Just now released for the first time in the U.S., Army of Shadows tells the story of a cadre of Gaullist rebels in their struggle against the Nazi occupation of France. Both Melville and Joseph Kessel, on whose novel the movie is based, were involved with the French Resistance and the film draws heavily from their wartime experiences. The small number of Resistance fighters and their lack of popular support doom them to ignominious deaths at the hands of the Vichy regime and the Nazis. The film’s sense of tragic inevitability emerges in its adherence to the same structure as Melville’s other movies — for instance, Bob le flambeur (1955) or Le cercle rouge (1970) — where we know from the beginning that the criminals cannot hope to escape the law.
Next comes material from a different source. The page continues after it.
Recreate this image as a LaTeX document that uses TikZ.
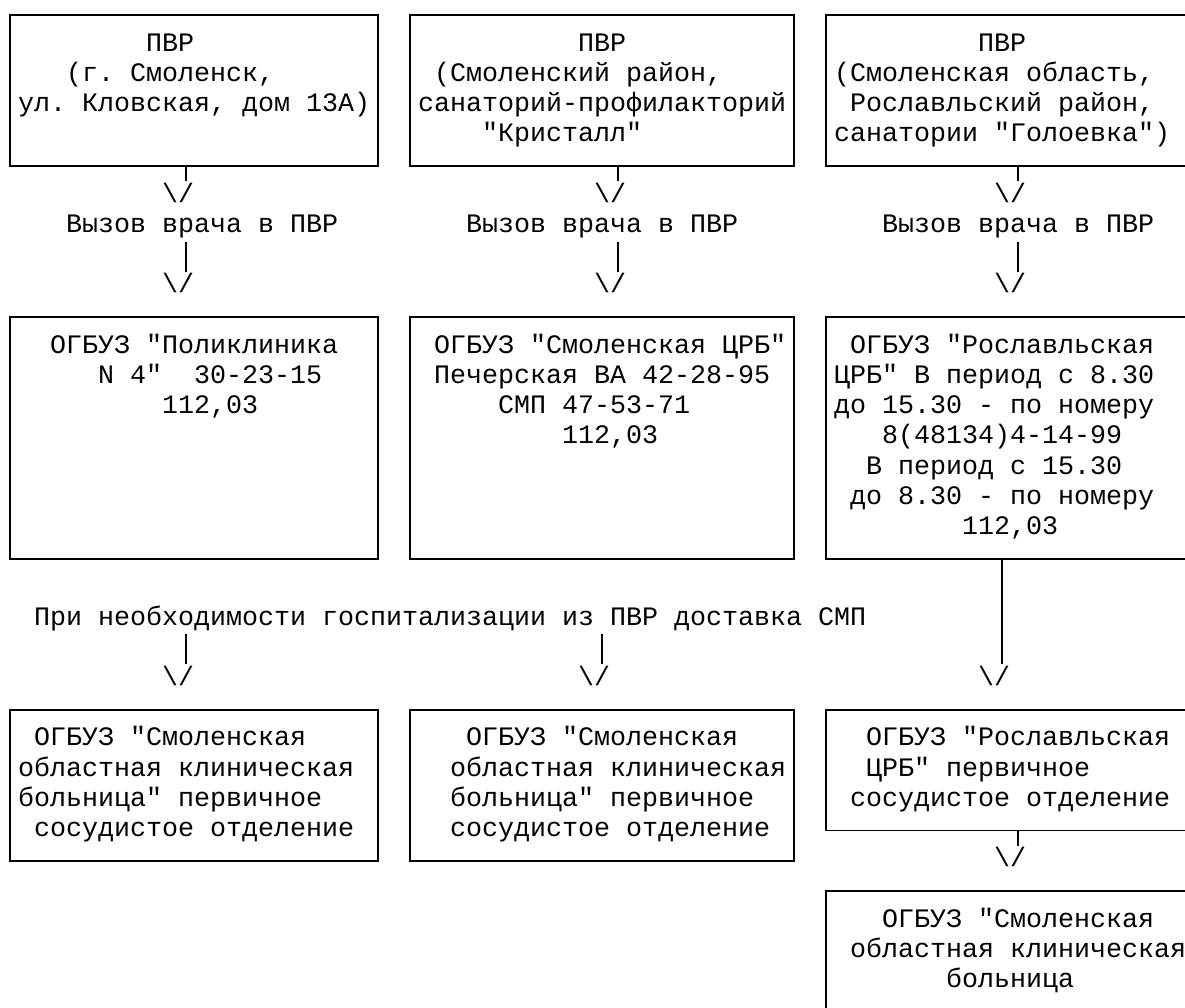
\documentclass[tikz,border=0pt]{standalone}
\usepackage{fontspec}
\setmonofont{Liberation Mono}
\newcommand{\dnarrow}{\textbackslash/}
\tikzset{
  box/.style={draw, line width=1.8pt, inner sep=0pt, outer sep=0pt, anchor=north west},
  txt/.style={anchor=base west, inner sep=0pt, outer sep=0pt,
    font=\ttfamily\fontsize{26.67pt}{30pt}\selectfont\frenchspacing},
  stem/.style={line width=1.8pt},
}
% text line: name, column, row, text
\newcommand{\txtline}[4]{\node[txt] (#1) at ({2+16*(#2)},{21+30.2*(#3)}) {#4};}
% box: name, col1, row1, col2, row2
\newcommand{\cbox}[5]{\node[box, minimum width={16*((#4)-(#2))}, minimum height={30.2*((#5)-(#3))}] (#1) at ({10+16*(#2)},{15+30.2*(#3)}) {};}
% named point at column centre / row
\newcommand{\pt}[3]{\coordinate (#1) at ({10+16*(#2)},{15+30.2*(#3)});}
\begin{document}
\begin{tikzpicture}[x=1pt,y=-1pt]
\useasboundingbox (0,0) rectangle (1185,1007);
\clip (0,0) rectangle (1185,1007);
\fill[white] (0,0) rectangle (1185,1007);

% ---------- boxes ----------
\cbox{b11}{0}{0}{23}{5}
\cbox{b12}{25}{0}{49}{5}
\cbox{b13}{51}{0}{74}{5}
\cbox{b21}{0}{10}{23}{18}
\cbox{b22}{25}{10}{49}{18}
\cbox{b23}{51}{10}{74}{18}
\cbox{b31}{0}{23}{23}{28}
\cbox{b32}{25}{23}{49}{28}
\cbox{b33}{51}{23}{74}{27}
\cbox{b41}{51}{29}{74}{36}

% ---------- row 1 texts ----------
\txtline{t11a}{9}{1}{ПВР}
\txtline{t11b}{4}{2}{(г. Смоленск,}
\txtline{t11c}{1}{3}{ул. Кловская, дом 13А)}
\txtline{t12a}{36}{1}{ПВР}
\txtline{t12b}{27}{2}{(Смоленский район,}
\txtline{t12c}{26}{3}{санаторий-профилакторий}
\txtline{t12d}{30}{4}{"Кристалл"}
\txtline{t13a}{61}{1}{ПВР}
\txtline{t13b}{52}{2}{(Смоленская область,}
\txtline{t13c}{53}{3}{Рославльский район,}
\txtline{t13d}{52}{4}{санатории "Голоевка")}

% ---------- calls ----------
\txtline{a11}{10}{6}{\dnarrow}
\txtline{v1}{4}{7}{Вызов врача в ПВР}
\txtline{a12}{10}{9}{\dnarrow}
\txtline{a21}{37}{6}{\dnarrow}
\txtline{v2}{29}{7}{Вызов врача в ПВР}
\txtline{a22}{37}{9}{\dnarrow}
\txtline{a31}{62}{6}{\dnarrow}
\txtline{v3}{55}{7}{Вызов врача в ПВР}
\txtline{a32}{62}{9}{\dnarrow}

\pt{p11}{11}{5.5}\pt{p12}{11}{7.5}\pt{p13}{11}{8.5}
\pt{p21}{38}{5.5}\pt{p22}{38}{7.5}\pt{p23}{38}{8.5}
\pt{p31}{63}{5.5}\pt{p32}{63}{7.5}\pt{p33}{63}{8.5}
\draw[stem] (b11.south -| p11) -- (p11);
\draw[stem] (p12) -- (p13);
\draw[stem] (b12.south -| p21) -- (p21);
\draw[stem] (p22) -- (p23);
\draw[stem] (b13.south -| p31) -- (p31);
\draw[stem] (p32) -- (p33);

% ---------- row 2 texts ----------
\txtline{t21a}{3}{11}{ОГБУЗ "Поликлиника}
\txtline{t21b}{6}{12}{N 4"\ \ 30-23-15}
\txtline{t21c}{10}{13}{112,03}
\txtline{t22a}{27}{11}{ОГБУЗ "Смоленская ЦРБ"}
\txtline{t22b}{27}{12}{Печерская ВА 42-28-95}
\txtline{t22c}{31}{13}{СМП 47-53-71}
\txtline{t22d}{35}{14}{112,03}
\txtline{t23a}{53}{11}{ОГБУЗ "Рославльская}
\txtline{t23b}{52}{12}{ЦРБ" В период с 8.30}
\txtline{t23c}{52}{13}{до 15.30 - по номеру}
\txtline{t23d}{55}{14}{8(48134)4-14-99}
\txtline{t23e}{54}{15}{В период с 15.30}
\txtline{t23f}{53}{16}{до 8.30 - по номеру}
\txtline{t23g}{60}{17}{112,03}

% ---------- hospitalisation ----------
\txtline{hosp}{2}{20}{При необходимости госпитализации из ПВР доставка СМП}
\txtline{a13}{10}{22}{\dnarrow}
\txtline{a23}{36}{22}{\dnarrow}
\txtline{a33}{61}{22}{\dnarrow}
\pt{q11}{11}{20.5}\pt{q12}{11}{21.5}
\pt{q21}{37}{20.5}\pt{q22}{37}{21.5}
\pt{q32}{62}{21.5}
\draw[stem] (q11) -- (q12);
\draw[stem] (q21) -- (q22);
\draw[stem] (b23.south -| q32) -- (q32);

% ---------- row 3 texts ----------
\txtline{t31a}{2}{24}{ОГБУЗ "Смоленская}
\txtline{t31b}{1}{25}{областная клиническая}
\txtline{t31c}{1}{26}{больница" первичное}
\txtline{t31d}{2}{27}{сосудистое отделение}
\txtline{t32a}{29}{24}{ОГБУЗ "Смоленская}
\txtline{t32b}{28}{25}{областная клиническая}
\txtline{t32c}{28}{26}{больница" первичное}
\txtline{t32d}{28}{27}{сосудистое отделение}
\txtline{t33a}{54}{24}{ОГБУЗ "Рославльская}
\txtline{t33b}{54}{25}{ЦРБ" первичное}
\txtline{t33c}{53}{26}{сосудистое отделение}

\txtline{a34}{62}{28}{\dnarrow}
\pt{r31}{63}{27.5}
\draw[stem] (b33.south -| r31) -- (r31);

% ---------- row 4 ----------
\txtline{t41a}{55}{30}{ОГБУЗ "Смоленская}
\txtline{t41b}{53}{31}{областная клиническая}
\txtline{t41c}{59}{32}{больница}
\end{tikzpicture}
\end{document}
That this law is the result of foreign invasion makes no difference.
Most importantly, Shadows suggests that darkness is not an indication of definitive immorality. Rather, it can be the inspiration for unlikely allegiances. In one scene, a young communist asks Gerbier (Lino Ventura) if he is also a communist. “No, but I do have comrades,” he says. Elsewhere Gerbier finds help from the Baron de Ferte Talloire (Jean-Marie Robain), a former enemy of the republic, even as both know their trust in each other is at once necessary and potentially fatal.
But the strongest partnership, and the source of the film’s pathos, is shared by seven Gaullists. Mathilde (Simone Signoret), a wife and mother leading a double life as an organizer for the Resistance, proves more capable a leader than any of the men. Willing to take risks, she thinks beyond the structures the others glumly accept. She alone shows hope in the face of hopelessness. Yet she has a weakness: her daughter. When Mathilde is captured, threatened (her daughter will be sent to a Polish brothel if Mathilde doesn’t talk), then mysteriously released, the men can no longer be sure of her motives. Only structural realities remain, and they act accordingly.
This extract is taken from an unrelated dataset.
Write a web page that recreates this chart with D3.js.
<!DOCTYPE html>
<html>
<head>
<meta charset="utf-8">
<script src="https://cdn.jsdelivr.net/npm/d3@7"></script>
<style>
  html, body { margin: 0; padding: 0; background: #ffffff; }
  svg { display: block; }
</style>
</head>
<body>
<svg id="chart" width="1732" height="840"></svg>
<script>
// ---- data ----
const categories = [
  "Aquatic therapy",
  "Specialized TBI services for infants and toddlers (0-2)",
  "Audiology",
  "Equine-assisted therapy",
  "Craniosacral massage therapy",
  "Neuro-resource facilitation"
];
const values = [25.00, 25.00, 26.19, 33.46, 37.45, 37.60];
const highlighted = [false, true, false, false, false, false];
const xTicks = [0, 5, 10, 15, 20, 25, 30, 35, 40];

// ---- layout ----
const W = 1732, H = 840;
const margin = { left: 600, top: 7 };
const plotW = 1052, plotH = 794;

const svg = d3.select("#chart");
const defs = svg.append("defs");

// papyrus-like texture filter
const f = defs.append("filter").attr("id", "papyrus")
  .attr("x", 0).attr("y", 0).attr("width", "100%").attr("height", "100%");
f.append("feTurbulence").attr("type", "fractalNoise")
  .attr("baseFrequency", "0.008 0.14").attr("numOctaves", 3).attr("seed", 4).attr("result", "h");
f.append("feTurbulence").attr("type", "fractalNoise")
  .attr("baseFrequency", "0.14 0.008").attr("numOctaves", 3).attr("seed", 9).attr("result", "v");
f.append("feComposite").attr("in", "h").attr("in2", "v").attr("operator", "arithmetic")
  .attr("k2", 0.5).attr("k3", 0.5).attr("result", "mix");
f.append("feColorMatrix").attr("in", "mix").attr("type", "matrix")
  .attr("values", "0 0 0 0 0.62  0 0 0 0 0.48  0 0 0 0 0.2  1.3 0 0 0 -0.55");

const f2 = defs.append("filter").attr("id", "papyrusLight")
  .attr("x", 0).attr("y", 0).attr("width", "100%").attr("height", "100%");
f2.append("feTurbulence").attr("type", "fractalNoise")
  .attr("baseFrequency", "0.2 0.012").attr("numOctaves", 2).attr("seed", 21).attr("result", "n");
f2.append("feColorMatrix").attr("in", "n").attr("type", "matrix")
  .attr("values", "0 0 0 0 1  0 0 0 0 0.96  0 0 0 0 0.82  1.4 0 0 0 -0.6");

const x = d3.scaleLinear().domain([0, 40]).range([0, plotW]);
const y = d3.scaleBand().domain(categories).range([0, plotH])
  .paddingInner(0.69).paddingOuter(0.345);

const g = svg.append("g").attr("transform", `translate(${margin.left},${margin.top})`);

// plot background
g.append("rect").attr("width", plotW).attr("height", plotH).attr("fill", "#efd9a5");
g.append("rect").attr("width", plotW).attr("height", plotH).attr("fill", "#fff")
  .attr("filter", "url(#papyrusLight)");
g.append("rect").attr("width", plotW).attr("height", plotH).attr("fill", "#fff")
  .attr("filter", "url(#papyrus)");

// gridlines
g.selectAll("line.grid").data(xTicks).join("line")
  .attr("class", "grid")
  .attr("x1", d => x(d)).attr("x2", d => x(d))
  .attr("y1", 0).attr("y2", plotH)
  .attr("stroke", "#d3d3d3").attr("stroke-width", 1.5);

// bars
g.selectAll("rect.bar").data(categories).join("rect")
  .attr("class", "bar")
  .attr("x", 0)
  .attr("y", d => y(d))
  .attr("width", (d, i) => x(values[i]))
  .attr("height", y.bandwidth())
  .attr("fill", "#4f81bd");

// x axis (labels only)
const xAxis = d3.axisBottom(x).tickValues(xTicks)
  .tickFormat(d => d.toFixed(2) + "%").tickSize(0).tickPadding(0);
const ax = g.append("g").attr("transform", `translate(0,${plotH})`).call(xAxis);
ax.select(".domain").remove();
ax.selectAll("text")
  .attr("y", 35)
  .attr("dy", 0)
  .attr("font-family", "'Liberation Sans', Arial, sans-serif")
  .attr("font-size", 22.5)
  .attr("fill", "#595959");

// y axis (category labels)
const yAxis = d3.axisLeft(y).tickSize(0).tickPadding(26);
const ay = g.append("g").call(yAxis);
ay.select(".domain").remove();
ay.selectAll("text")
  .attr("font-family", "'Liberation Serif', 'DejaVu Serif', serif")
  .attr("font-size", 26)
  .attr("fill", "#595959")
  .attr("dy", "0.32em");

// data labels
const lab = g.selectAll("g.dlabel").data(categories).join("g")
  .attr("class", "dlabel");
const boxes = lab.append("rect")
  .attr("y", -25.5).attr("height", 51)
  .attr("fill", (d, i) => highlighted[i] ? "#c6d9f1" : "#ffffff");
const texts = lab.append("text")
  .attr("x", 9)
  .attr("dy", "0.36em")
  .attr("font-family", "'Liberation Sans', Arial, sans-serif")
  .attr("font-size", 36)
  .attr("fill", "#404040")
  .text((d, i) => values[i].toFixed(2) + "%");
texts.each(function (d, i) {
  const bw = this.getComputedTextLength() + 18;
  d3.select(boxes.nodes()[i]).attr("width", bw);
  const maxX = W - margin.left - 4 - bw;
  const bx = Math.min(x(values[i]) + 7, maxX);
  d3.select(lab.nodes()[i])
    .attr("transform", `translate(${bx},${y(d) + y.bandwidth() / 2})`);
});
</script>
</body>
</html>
The certainty of tragedy would be merely boring if it weren’t for Melville’s singular gifts as a director. In Shadows, each frame suggests a struggle against the inevitability of the final shot, detailed, graceful, and moving.
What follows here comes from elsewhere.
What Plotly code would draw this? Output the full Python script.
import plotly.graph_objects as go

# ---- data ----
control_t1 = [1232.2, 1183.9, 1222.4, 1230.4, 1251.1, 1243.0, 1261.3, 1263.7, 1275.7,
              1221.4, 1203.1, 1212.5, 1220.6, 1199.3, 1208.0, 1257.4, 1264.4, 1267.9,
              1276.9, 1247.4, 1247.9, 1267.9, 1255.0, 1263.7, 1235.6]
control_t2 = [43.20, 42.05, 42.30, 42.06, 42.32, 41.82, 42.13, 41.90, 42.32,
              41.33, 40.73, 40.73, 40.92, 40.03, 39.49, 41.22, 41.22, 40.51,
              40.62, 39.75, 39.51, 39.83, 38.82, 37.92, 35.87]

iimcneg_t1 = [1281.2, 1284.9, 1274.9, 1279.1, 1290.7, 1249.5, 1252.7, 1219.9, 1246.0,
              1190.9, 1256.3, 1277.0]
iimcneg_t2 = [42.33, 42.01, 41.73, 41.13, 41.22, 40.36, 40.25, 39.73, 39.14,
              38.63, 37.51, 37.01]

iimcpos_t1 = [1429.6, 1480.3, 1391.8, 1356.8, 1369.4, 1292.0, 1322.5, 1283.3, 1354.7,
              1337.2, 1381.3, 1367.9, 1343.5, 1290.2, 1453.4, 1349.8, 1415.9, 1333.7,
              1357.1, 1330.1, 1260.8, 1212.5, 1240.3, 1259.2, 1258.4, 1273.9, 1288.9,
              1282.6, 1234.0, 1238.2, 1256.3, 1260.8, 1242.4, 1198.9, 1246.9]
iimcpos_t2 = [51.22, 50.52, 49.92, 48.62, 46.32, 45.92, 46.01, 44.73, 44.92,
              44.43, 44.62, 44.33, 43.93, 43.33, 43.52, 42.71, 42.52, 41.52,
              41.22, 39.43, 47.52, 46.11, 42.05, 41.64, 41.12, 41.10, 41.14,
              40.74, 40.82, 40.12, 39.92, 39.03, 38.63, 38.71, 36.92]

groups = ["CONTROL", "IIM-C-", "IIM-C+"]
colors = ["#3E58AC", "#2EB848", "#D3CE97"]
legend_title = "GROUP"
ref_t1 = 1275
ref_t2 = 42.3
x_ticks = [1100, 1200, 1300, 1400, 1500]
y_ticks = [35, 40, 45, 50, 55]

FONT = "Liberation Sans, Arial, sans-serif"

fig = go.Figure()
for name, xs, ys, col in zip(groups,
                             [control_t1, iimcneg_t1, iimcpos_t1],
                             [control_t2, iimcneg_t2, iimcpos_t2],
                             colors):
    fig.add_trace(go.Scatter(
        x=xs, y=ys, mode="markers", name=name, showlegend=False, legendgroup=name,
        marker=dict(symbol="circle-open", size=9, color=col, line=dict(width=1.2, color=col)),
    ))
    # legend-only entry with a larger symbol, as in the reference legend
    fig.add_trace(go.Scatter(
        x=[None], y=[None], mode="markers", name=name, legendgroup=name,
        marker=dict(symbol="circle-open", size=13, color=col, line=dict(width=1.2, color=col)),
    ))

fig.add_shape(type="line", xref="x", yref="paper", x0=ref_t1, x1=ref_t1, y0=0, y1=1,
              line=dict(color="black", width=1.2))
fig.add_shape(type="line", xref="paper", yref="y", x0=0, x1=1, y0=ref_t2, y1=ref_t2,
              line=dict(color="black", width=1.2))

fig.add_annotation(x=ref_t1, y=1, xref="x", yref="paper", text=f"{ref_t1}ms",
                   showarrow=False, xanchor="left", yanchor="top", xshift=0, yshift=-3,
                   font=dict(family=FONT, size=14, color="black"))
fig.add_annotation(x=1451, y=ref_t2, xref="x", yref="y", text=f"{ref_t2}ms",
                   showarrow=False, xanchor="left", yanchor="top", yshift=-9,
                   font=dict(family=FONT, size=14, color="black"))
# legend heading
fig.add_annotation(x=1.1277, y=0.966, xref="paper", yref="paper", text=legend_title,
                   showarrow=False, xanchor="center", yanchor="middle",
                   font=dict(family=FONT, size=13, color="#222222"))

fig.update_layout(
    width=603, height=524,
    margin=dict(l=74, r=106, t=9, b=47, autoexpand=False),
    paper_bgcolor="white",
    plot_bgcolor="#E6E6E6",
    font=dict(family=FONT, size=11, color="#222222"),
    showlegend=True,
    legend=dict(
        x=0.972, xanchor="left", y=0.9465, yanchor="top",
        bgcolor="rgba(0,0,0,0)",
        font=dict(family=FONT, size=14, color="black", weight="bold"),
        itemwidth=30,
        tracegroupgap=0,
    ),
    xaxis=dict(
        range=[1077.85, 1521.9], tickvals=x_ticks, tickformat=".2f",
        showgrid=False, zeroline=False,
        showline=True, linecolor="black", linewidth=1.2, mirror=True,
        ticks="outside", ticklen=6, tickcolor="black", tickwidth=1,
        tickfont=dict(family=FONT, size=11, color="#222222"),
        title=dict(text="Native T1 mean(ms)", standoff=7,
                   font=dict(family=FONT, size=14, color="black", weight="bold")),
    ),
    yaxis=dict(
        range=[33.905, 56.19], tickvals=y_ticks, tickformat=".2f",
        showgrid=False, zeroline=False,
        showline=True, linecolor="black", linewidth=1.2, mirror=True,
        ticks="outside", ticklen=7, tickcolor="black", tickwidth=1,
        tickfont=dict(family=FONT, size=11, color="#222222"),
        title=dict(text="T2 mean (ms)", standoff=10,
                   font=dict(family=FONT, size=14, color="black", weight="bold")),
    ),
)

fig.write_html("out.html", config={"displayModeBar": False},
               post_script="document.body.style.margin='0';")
Why has a film of this caliber and from a director of such renown taken 30 years to reach the U.S.? One answer might be its initial reception in Europe. It was released shortly after the May 1968 riots and the disgraces of Charles de Gaulle’s postwar regime, and many French critics interpreted Shadows as an apology for the president’s right-wing views. Historical investigation at the time revealed that politicians had used “the Resistance” as a means to political power, even if their actual roles were negligible.
Other writers claimed that Melville disrespectfully portrayed the Resistance fighters as gangsters. Viewed today, it’s clear that Army of Shadows is exploring narrative structures along with political intrigues. The movie considers the cruelties are demanded by impossible situations, as well as the emotional and moral costs of submitting to such demands.